My school had a BBC Micro, as did most schools, however I rarely got to use it as we had one for the whole school. Other than playing games on them, computers didn't play a big part in my childhood.
When I got to secondary school in 1986 the school had a whole bank of BBC Micros and I started to get IT lessons. This involved making Ceefax pages, putting information onto data bases and typing letters on a word processor. I took a GCSE in IT but only managed to get an F.
I was lucky as we had an Amstrad computer at home for my mother to do the accountancy for the family business on. This meant that I was able to type up essays for my GCSEs and 6th form college.
When I went away university, buying a computer was out of the question. So I got an electronic word processor. This had a small screen that could show two lines of text. You could type a whole line, ensure it was spelled correctly before it typed it. It also had a floppy disk drive so I could save files and edit them on the computers at my university.
The next massive change came with the computer I got for my 21st birthday in 1996. This was able to connect to the internet. The internet was very new and exciting. It was also rather expensive as you had to pay the ISP for the connection and the cost of the call. If you were lucky then there was a server in your area so the cost of the call would be a local one. As I lived in Manchester at the time I could dial into the Manchester server. However that was often busy and I would have to call Birmingham instead.
It's only now that I realise what a pioneering thing the internet was then. My email address was just a string of numbers, the browser was CompuServe's Information Manager, which contained Mosaic. As you can see it contained buttons which took you to different types of website. I remember the shopping button contained two shops, Victoria Wine and Thorntons.
I would talk on chat rooms to people across the world, but mainly in America. I was also able to use the limited information and the fax facility on my 14.4 modem to research my dissertation.
Ever since then having an internet connection has been a priority. I have not been with out a computer since and getting an iBook with Wi-Fi has changed the way I work again.
Last year I trained to be a teacher. Without a computer the task would have been ten times harder.
Within schools the computer is integral to everyday. We no longer have blackboards, but interactive whiteboards (IWB). These are powered by a laptop which is connected to the internet. This means that I can show the class films, websites and pictures which I can prepare in advance. Much better that the old blackboards.
ICT, as it is now called, is integrated through the curriculum. Just about every subject can have some use of ICT with in it. All schools now have a bank of computers as well as laptops. I try to get children to use computers in school as often as I can.
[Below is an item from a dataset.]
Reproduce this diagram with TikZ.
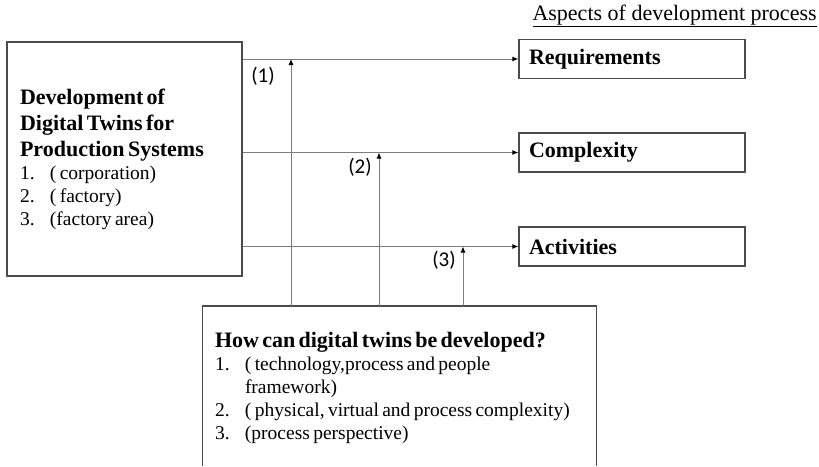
\documentclass[tikz,border=0pt]{standalone}
\usepackage{fontspec}
\setmainfont{Liberation Serif}
\newfontfamily\numfont{Carlito}
\usepackage{tikz}
\usetikzlibrary{arrows.meta}
\definecolor{linegray}{RGB}{125,125,125}
\definecolor{boxgray}{RGB}{75,75,75}
\tikzset{
    aspectbox/.style = {draw = boxgray, line width = 1.3pt, minimum width = 226pt,
        minimum height = 39pt, text width = 206pt, inner xsep = 10pt, align = left,
        font = \fontsize{22}{26}\selectfont\bfseries},
    flow/.style = {draw = linegray, line width = 0.9pt, -{Latex[length=6pt,width=5pt,black]}},
    numlabel/.style = {font = \numfont\fontsize{21}{23}\selectfont}
}
\newcommand{\itemno}[1]{\makebox[30pt][l]{#1}}

\begin{document}
\begin{tikzpicture}[x=1pt,y=-1pt]
        \useasboundingbox (0,0) rectangle (819,466);
        \node (aspects_title)[anchor = base west, font = \fontsize{22}{26}\selectfont]
        at (529,20) {\underline{Aspects of development process}};

        \node (dev_box)[draw = boxgray, line width = 1.3pt, minimum width = 235pt,
        minimum height = 234pt, text width = 209pt, inner xsep = 13pt, align = left]
        at (124.5,159) {{\fontsize{22}{26}\selectfont\bfseries Development of\\
        Digital Twins for\\ Production Systems\par}%
        {\fontsize{19.5}{23}\selectfont \itemno{1.}( corporation)\\
        \itemno{2.}( factory)\\ \itemno{3.}(factory area)\par}};

        \node (req_box)[aspectbox] at (632,59) {Requirements};
        \node (cmp_box)[aspectbox] at (632,152.5) {Complexity};
        \node (act_box)[aspectbox] at (632,246.5) {Activities};

        \node (hw_box)[minimum width = 393pt, minimum height = 160pt, text width = 369pt,
        inner xsep = 12pt, align = left]
        at (399.5,388) {{\fontsize{22}{26}\selectfont\bfseries How can digital twins be developed?\par}%
        {\fontsize{19.5}{23}\selectfont \itemno{1.}( technology,process and people\\
        \hspace*{30pt}framework)\\
        \itemno{2.}( physical, virtual and process complexity)\\
        \itemno{3.}(process perspective)\par}};
        \draw[boxgray, line width = 1.3pt] (hw_box.south west |- 0,466) -- (hw_box.west |- 0,306)
        -- (hw_box.east |- 0,306) -- (hw_box.south east |- 0,466);

        \path(dev_box.east |- req_box.west) edge[flow] (req_box.west);
        \path(dev_box.east |- cmp_box.west) edge[flow] (cmp_box.west);
        \path(dev_box.east |- act_box.west) edge[flow] (act_box.west);

        \coordinate (tip_1) at (291,59);
        \coordinate (tip_2) at (379,152.5);
        \coordinate (tip_3) at (463,246.5);
        \path(tip_1 |- 0,306) edge[flow] (tip_1);
        \path(tip_2 |- 0,306) edge[flow] (tip_2);
        \path(tip_3 |- 0,306) edge[flow] (tip_3);

        \node (lab_1)[numlabel] at (263,76) {(1)};
        \node (lab_2)[numlabel] at (360,167) {(2)};
        \node (lab_3)[numlabel] at (444,260) {(3)};
    \end{tikzpicture}
\end{document}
The problem is that the children I teach today will most likely do jobs that don't yet exist on technology yet to be invented. How do I know what to teach them. Currently I am teaching them to use Excel but will that prove to be as useless as my days spent programming Ceefax pages?
The other problem I foresee is that children know don't know how computers work. They have never written a program that makes the words of their choosing scroll up the screen. Rather like I have no idea how the internal combustion engine works, yet I still drive a car; computer users are becoming more reliant on the handful of people who do understand what goes on 'under the hood'. The internet is something that is just there. It is all seeing and all knowing. For example I know of a child who created a fictional super hero and then couldn't understand why he didn't have a page on the internet.
The children I teach were born in 1999, when I had been using the internet for 4 years and computers for even longer, yet they still tell me how to work them. They think that us adults don't know anything about computers yet little do they realise that we were the pioneers.
I am glad that I live in 'the computer age', my job is easier and information had never been so accessible; yet I am glad to have also seen some of the time before the internet, e-mail and the inescapable mobile phone.